In a landmark decision issued today, the Court of Appeal has unanimously overturned Eder J's conclusions, following an 8 day trial in 2014, in relation to s 2(1) of the Misrepresentation Act 1967 (negligent misrepresentation), and standard disclaimers in written publications issued by the bank.

The original conclusions in regard to Issuer liability to a secondary market investor were of significant potential consequences for the financial markets.  This successful appeal also upholds the availability of the protection offered by clear and unambiguous disclaimers in documents exchanged between commercial parties.

The Macfarlanes team advising Roskilde Bank was led by banking and finance dispute resolution head, Barry Donnelly, with litigation senior solicitor, Aalia Datoo, and litigation solicitor, Tim Ballingal. Charles Béar QC (Fountain Court) and Matthew Cook (One Essex Court) were instructed in both the first instance and Court of Appeal proceedings.

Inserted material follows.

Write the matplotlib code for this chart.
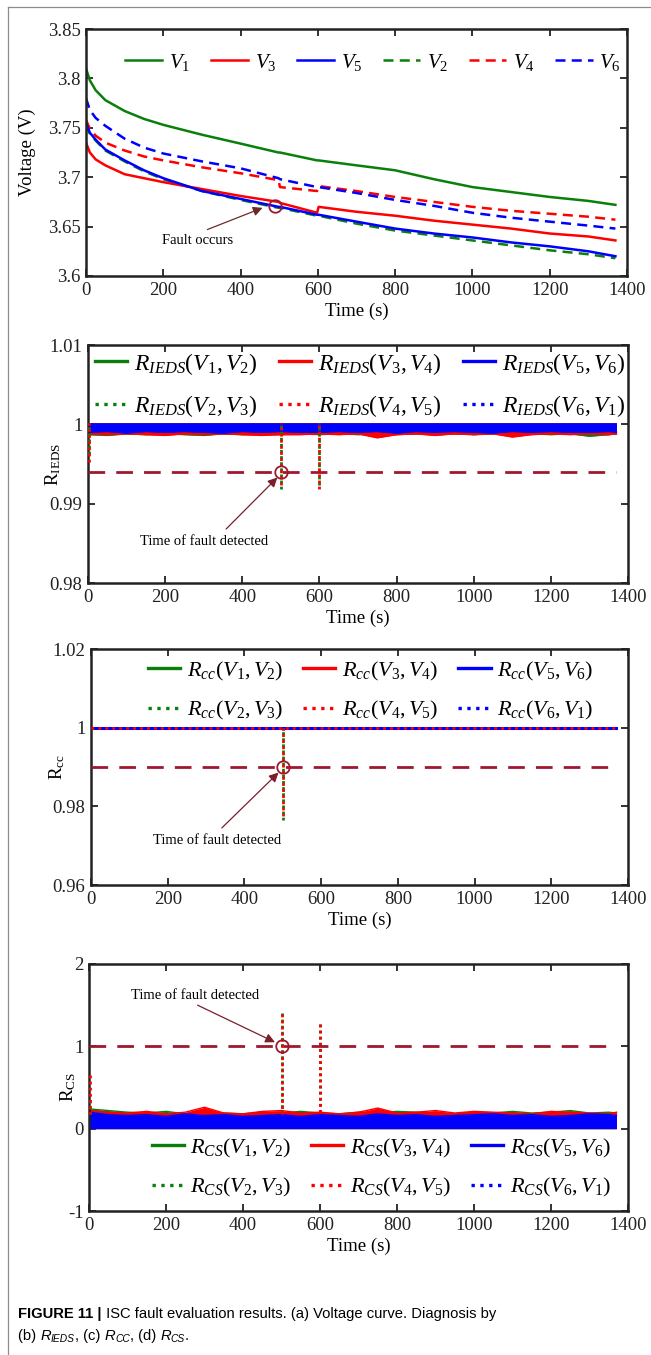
import numpy as np
import matplotlib
matplotlib.use('Agg')
import matplotlib.pyplot as plt
from matplotlib.lines import Line2D
import matplotlib.transforms as mtransforms

plt.rcParams['font.family'] = 'Liberation Serif'
plt.rcParams['mathtext.fontset'] = 'custom'
plt.rcParams['mathtext.rm'] = 'Liberation Serif'
plt.rcParams['mathtext.it'] = 'Liberation Serif:italic'
plt.rcParams['mathtext.bf'] = 'Liberation Serif:bold'

#### DATA ####
# (a) voltage curves
t_v = [0, 10, 25, 50, 100, 150, 200, 300, 400, 498, 502, 598, 602, 700, 800, 900, 1000, 1100, 1200, 1300, 1370]
V1 = [3.810, 3.798, 3.788, 3.778, 3.767, 3.759, 3.753, 3.743, 3.734, 3.725, 3.725, 3.717, 3.717, 3.712, 3.707, 3.698, 3.690, 3.685, 3.680, 3.676, 3.672]
V2 = [3.753, 3.744, 3.737, 3.727, 3.716, 3.706, 3.698, 3.686, 3.677, 3.669, 3.669, 3.661, 3.661, 3.653, 3.646, 3.641, 3.636, 3.631, 3.626, 3.622, 3.618]
V3 = [3.735, 3.725, 3.718, 3.712, 3.703, 3.699, 3.695, 3.688, 3.681, 3.675, 3.674, 3.664, 3.670, 3.665, 3.661, 3.656, 3.652, 3.648, 3.643, 3.640, 3.636]
V4 = [3.758, 3.749, 3.742, 3.735, 3.727, 3.721, 3.717, 3.710, 3.704, 3.697, 3.690, 3.686, 3.691, 3.686, 3.680, 3.675, 3.670, 3.666, 3.663, 3.660, 3.657]
V5 = [3.755, 3.745, 3.738, 3.728, 3.717, 3.707, 3.699, 3.686, 3.678, 3.670, 3.670, 3.662, 3.662, 3.655, 3.648, 3.643, 3.639, 3.634, 3.630, 3.625, 3.620]
V6 = [3.780, 3.768, 3.760, 3.752, 3.739, 3.730, 3.724, 3.716, 3.709, 3.699, 3.698, 3.690, 3.690, 3.684, 3.677, 3.671, 3.664, 3.659, 3.655, 3.651, 3.648]
fault_t, fault_v = 490, 3.671

# noise bands of the diagnosis indices, sampled every 50 s
t_band = [0, 50, 100, 150, 200, 250, 300, 350, 400, 450, 500, 550, 600, 650, 700,
          750, 800, 850, 900, 950, 1000, 1050, 1100, 1150, 1200, 1250, 1300, 1350, 1370]

# (b) R_IEDS : band top and lower edges of each colour
ieds_top = 1.0002
ieds_lo_g = [0.9987, 0.9986, 0.9988, 0.9987, 0.9988, 0.9987, 0.9986, 0.9988, 0.9987, 0.9988, 0.9987, 0.9988, 0.9987, 0.9988,
             0.9987, 0.9988, 0.9987, 0.9988, 0.9987, 0.9988, 0.9987, 0.9988, 0.9987, 0.9988, 0.9987, 0.9988, 0.9985, 0.9987, 0.9988]
ieds_lo_r = [0.9988, 0.9987, 0.9988, 0.9987, 0.9986, 0.9988, 0.9987, 0.9988, 0.9987, 0.9986, 0.9987, 0.9987, 0.9988, 0.9987,
             0.9988, 0.9983, 0.9987, 0.9988, 0.9986, 0.9988, 0.9987, 0.9988, 0.9984, 0.9987, 0.9988, 0.9987, 0.9988, 0.9987, 0.9988]
ieds_lo_b = [0.9990, 0.9991, 0.9989, 0.9991, 0.9990, 0.9991, 0.9990, 0.9989, 0.9991, 0.9990, 0.9991, 0.9990, 0.9990, 0.9991,
             0.9990, 0.9991, 0.9989, 0.9991, 0.9990, 0.9991, 0.9990, 0.9989, 0.9991, 0.9990, 0.9991, 0.9990, 0.9990, 0.9991, 0.9990]
ieds_spk_t = [3, 500, 600]
ieds_spk_g = [0.9963, 0.9919, 0.9924]
ieds_spk_r = [0.9949, 0.9920, 0.9915]
ieds_thr = 0.994

# (c) R_cc
cc_level = 1.0
cc_spk_t = [500]
cc_spk_g = [0.9765]
cc_spk_r = [0.9768]
cc_thr = 0.99

# (d) R_CS : band upper edges of each colour (band starts at 0)
cs_hi_g = [0.24, 0.22, 0.20, 0.19, 0.21, 0.18, 0.20, 0.19, 0.18, 0.20, 0.19, 0.21, 0.19, 0.18, 0.20,
           0.19, 0.21, 0.20, 0.19, 0.18, 0.20, 0.19, 0.21, 0.19, 0.20, 0.22, 0.19, 0.20, 0.19]
cs_hi_r = [0.22, 0.20, 0.19, 0.21, 0.18, 0.20, 0.26, 0.19, 0.18, 0.21, 0.22, 0.19, 0.20, 0.18, 0.20,
           0.25, 0.19, 0.20, 0.22, 0.19, 0.21, 0.20, 0.19, 0.18, 0.21, 0.20, 0.19, 0.18, 0.20]
cs_hi_b = [0.20, 0.17, 0.16, 0.17, 0.15, 0.18, 0.16, 0.17, 0.15, 0.16, 0.17, 0.15, 0.17, 0.16, 0.15,
           0.18, 0.16, 0.17, 0.15, 0.16, 0.17, 0.18, 0.16, 0.17, 0.15, 0.16, 0.18, 0.17, 0.16]
cs_base = 0.18
cs_spk_t = [3, 500, 600]
cs_spk_g = [0.35, 1.40, 1.27]
cs_spk_r = [0.69, 1.43, 1.31]
cs_thr = 1.0

GREEN, RED, BLUE = '#0a800a', '#ff0000', '#0000ff'
DARKRED = '#a0182f'
ARROW = '#7a1f2b'
W, H = 651, 1355

fig = plt.figure(figsize=(W / 100, H / 100), dpi=100)


def px_axes(l, t, r, b):
    return fig.add_axes([l / W, 1 - b / H, (r - l) / W, (b - t) / H])


def style(ax, yticks, ylabels, ylabel, ylab_x):
    ax.set_xlim(0, 1400)
    ax.set_xticks([0, 200, 400, 600, 800, 1000, 1200, 1400])
    ax.set_ylim(yticks[0], yticks[-1])
    ax.set_yticks(yticks)
    ax.set_yticklabels(ylabels)
    ax.tick_params(direction='in', top=True, right=True, length=5, width=1.3,
                   labelsize=13.5, pad=4, colors='#222222')
    for s in ax.spines.values():
        s.set_linewidth(1.8)
        s.set_color('#222222')
    ax.set_xlabel('Time (s)', fontsize=13.5, labelpad=3)
    ax.set_ylabel(ylabel, fontsize=13.5)
    ax.yaxis.set_label_coords(ylab_x, 0.5)


def mark(ax, x, y, text, txy, tail, head, color=ARROW):
    ax.plot([x], [y], 'o', mfc='none', mec=DARKRED, ms=9, mew=1.3, zorder=6)
    ax.text(txy[0], txy[1], text, fontsize=10.5, ha='center', va='center', zorder=7)
    ax.annotate('', xy=head, xytext=tail, zorder=7,
                arrowprops=dict(arrowstyle='-|>', color=color, lw=0.9, mutation_scale=14,
                                shrinkA=0, shrinkB=0))


def legend(ax, handles, labels, ncol, center, size=16, hlen=1.45, spacing=0.75, colsp=0.9):
    ax.legend(handles, labels, ncol=ncol, loc='center', bbox_to_anchor=center, frameon=False,
              fontsize=size, handlelength=hlen, handletextpad=0.3, columnspacing=colsp,
              labelspacing=spacing, borderpad=0, borderaxespad=0)


# ---- (a) voltage ----
ax1 = px_axes(86, 29, 627, 276)
kw = dict(lw=1.8)
h1, = ax1.plot(t_v, V1, color=GREEN, **kw)
h2, = ax1.plot(t_v, V2, color=GREEN, ls=(0, (4, 2.5)), **kw)
h3, = ax1.plot(t_v, V3, color=RED, **kw)
h4, = ax1.plot(t_v, V4, color=RED, ls=(0, (4, 2.5)), **kw)
h5, = ax1.plot(t_v, V5, color=BLUE, **kw)
h6, = ax1.plot(t_v, V6, color=BLUE, ls=(0, (4, 2.5)), **kw)
style(ax1, [3.6, 3.65, 3.7, 3.75, 3.8, 3.85], ['3.6', '3.65', '3.7', '3.75', '3.8', '3.85'],
      'Voltage (V)', -0.092)
legend(ax1, [h1, h3, h5, h2, h4, h6],
       [r'$V_1$', r'$V_3$', r'$V_5$', r'$V_2$', r'$V_4$', r'$V_6$'], 6, (0.53, 0.866),
       size=15, hlen=1.8, spacing=0.25, colsp=1.0)
mark(ax1, fault_t, fault_v, 'Fault occurs', (288, 3.636), (314, 3.647), (457, 3.669), '#6b2a2a')


def pair_labels(sub):
    pairs = [(1, 2), (2, 3), (3, 4), (4, 5), (5, 6), (6, 1)]
    return [r'$R_{%s}(V_%d,V_%d)$' % (sub, a, b) for a, b in pairs]


def noise_panel(ax, edges, base, spk_t, spk_g, spk_r, upward):
    # bands: green, red, then blue on top
    for c, edge in zip([GREEN, RED, BLUE], edges):
        if upward:
            ax.fill_between(t_band, 0, edge, color=c, lw=0, zorder=2)
        else:
            ax.fill_between(t_band, edge, base, color=c, lw=0, zorder=2)
        ax.plot(t_band, edge, color=c, lw=1.0, zorder=2)
    ax.vlines(spk_t, spk_g, base, colors=GREEN, linestyles=(0, (1, 1.2)), lw=2.0, zorder=4)
    ax.vlines(spk_t, spk_r, base, colors=RED, linestyles=(1.1, (1, 1.2)), lw=2.0, zorder=4)


solid = [Line2D([], [], color=c, lw=2.4) for c in (GREEN, RED, BLUE)]
dots = [Line2D([], [], color=c, ls=':', lw=2.4) for c in (GREEN, RED, BLUE)]
handles6 = [solid[0], dots[0], solid[1], dots[1], solid[2], dots[2]]

# ---- (b) R_IEDS ----
ax2 = px_axes(88, 345, 628, 583)
noise_panel(ax2, [ieds_lo_g, ieds_lo_r, ieds_lo_b], ieds_top,
            ieds_spk_t, ieds_spk_g, ieds_spk_r, False)
ax2.plot([0, 1370], [ieds_thr, ieds_thr], color=DARKRED, lw=2.0, dashes=(6, 4), zorder=5)
style(ax2, [0.98, 0.99, 1.0, 1.01], ['0.98', '0.99', '1', '1.01'], r'$\mathrm{R_{IEDS}}$', -0.046)
legend(ax2, handles6, pair_labels('IEDS'), 3, (0.504, 0.832), size=17, hlen=1.35, spacing=0.7)
mark(ax2, 500, ieds_thr, 'Time of fault detected', (300, 0.9852), (358, 0.9868), (491, 0.9933))

# ---- (c) R_cc ----
ax3 = px_axes(91, 649, 628, 885)
ax3.plot([0, 1370], [cc_level, cc_level], color=GREEN, lw=2.0, zorder=2)
ax3.plot([0, 1370], [cc_level, cc_level], color=RED, lw=2.0, zorder=2)
ax3.plot([0, 1370], [cc_level, cc_level], color=BLUE, lw=2.2, zorder=3)
ax3.plot([0, 1370], [cc_level, cc_level], color=RED, lw=2.0, ls=(0, (1, 1.5)), zorder=4)
ax3.vlines(cc_spk_t, cc_spk_g, cc_level, colors=GREEN, linestyles=(0, (1, 1.2)), lw=2.0, zorder=4)
ax3.vlines(cc_spk_t, cc_spk_r, cc_level, colors=RED, linestyles=(1.1, (1, 1.2)), lw=2.0, zorder=4)
ax3.plot([0, 1370], [cc_thr, cc_thr], color=DARKRED, lw=2.0, dashes=(6, 4), zorder=5)
style(ax3, [0.96, 0.98, 1.0, 1.02], ['0.96', '0.98', '1', '1.02'], r'$\mathrm{R_{cc}}$', -0.045)
legend(ax3, handles6, pair_labels('cc'), 3, (0.521, 0.822))
mark(ax3, 500, cc_thr, 'Time of fault detected', (328, 0.9714), (341, 0.9745), (489, 0.9886))

# ---- (d) R_CS ----
ax4 = px_axes(89, 964, 628, 1211)
noise_panel(ax4, [cs_hi_g, cs_hi_r, cs_hi_b], cs_base,
            cs_spk_t, cs_spk_g, cs_spk_r, True)
ax4.plot([0, 1370], [cs_thr, cs_thr], color=DARKRED, lw=2.0, dashes=(6, 4), zorder=5)
style(ax4, [-1, 0, 1, 2], ['-1', '0', '1', '2'], r'$\mathrm{R_{CS}}$', -0.02)
legend(ax4, handles6, pair_labels('CS'), 3, (0.542, 0.174))
mark(ax4, 500, cs_thr, 'Time of fault detected', (275, 1.62), (282, 1.50), (483, 1.05))

# ---- page frame ----
fig.add_artist(Line2D([8 / W, 8 / W], [0, 1 - 7 / H], color='#8c8c8c', lw=0.9))
fig.add_artist(Line2D([8 / W, 1], [1 - 7 / H, 1 - 7 / H], color='#8c8c8c', lw=0.9))

# ---- caption ----
rend = fig.canvas.get_renderer()
ident = mtransforms.IdentityTransform()


def put_runs(x, y, runs):
    for txt, kw, dy in runs:
        t = fig.text(x, y + dy, txt, transform=ident, family='Liberation Sans',
                     va='baseline', ha='left', **kw)
        x = t.get_window_extent(rend).x1


cs = 10.6
cap = dict(fontsize=cs)
ital = dict(fontsize=cs, style='italic')
sub = dict(fontsize=cs * 0.7, style='italic')
put_runs(18, 37, [('FIGURE 11 |', dict(fontsize=cs, weight='bold'), 0),
                  (' ISC fault evaluation results. (a) Voltage curve. Diagnosis by', cap, 0)])
put_runs(18, 15, [('(b) ', cap, 0), ('R', ital, 0), ('IEDS', sub, -2),
                  (', (c) ', cap, 0), ('R', ital, 0), ('CC', sub, -2),
                  (', (d) ', cap, 0), ('R', ital, 0), ('CS', sub, -2),
                  ('.', cap, 0)])

fig.savefig('out.png', dpi=100)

  • Roskilde was the largest retail bank in Denmark, and the first to collapse in the financial crisis.
  • Roskilde had issued subordinated notes which were purchased in the secondary market by Taberna (a European property fund) from Deutsche Bank in February 2008, for just over €26m.
  • Taberna alleged eight counts of misrepresentation by Roskilde, but only one was successful - a representation in respect of the level of Roskilde’s non-performing loans.
  • Eder J's conclusion that negligent misrepresentation under s 2(1) of the Misrepresentation Act 1967 extended to loss sustained as a result of contracting to purchase notes from a third party, but not arising under the subsequent contractual relationship with the issuer representor (Roskilde), was a novel interpretation of the wording of s 2(1) of the Act.
  • As a consequence of the decision at first instance, representations made in publications issued by financial institutions which are designed for the primary market on and before an issue of subordinated debt could have been actionable by secondary market purchasers long after the publications were first issued. On the facts, Eder J had found that the disclaimer wording included in some of the bank’s publications afforded it no protection.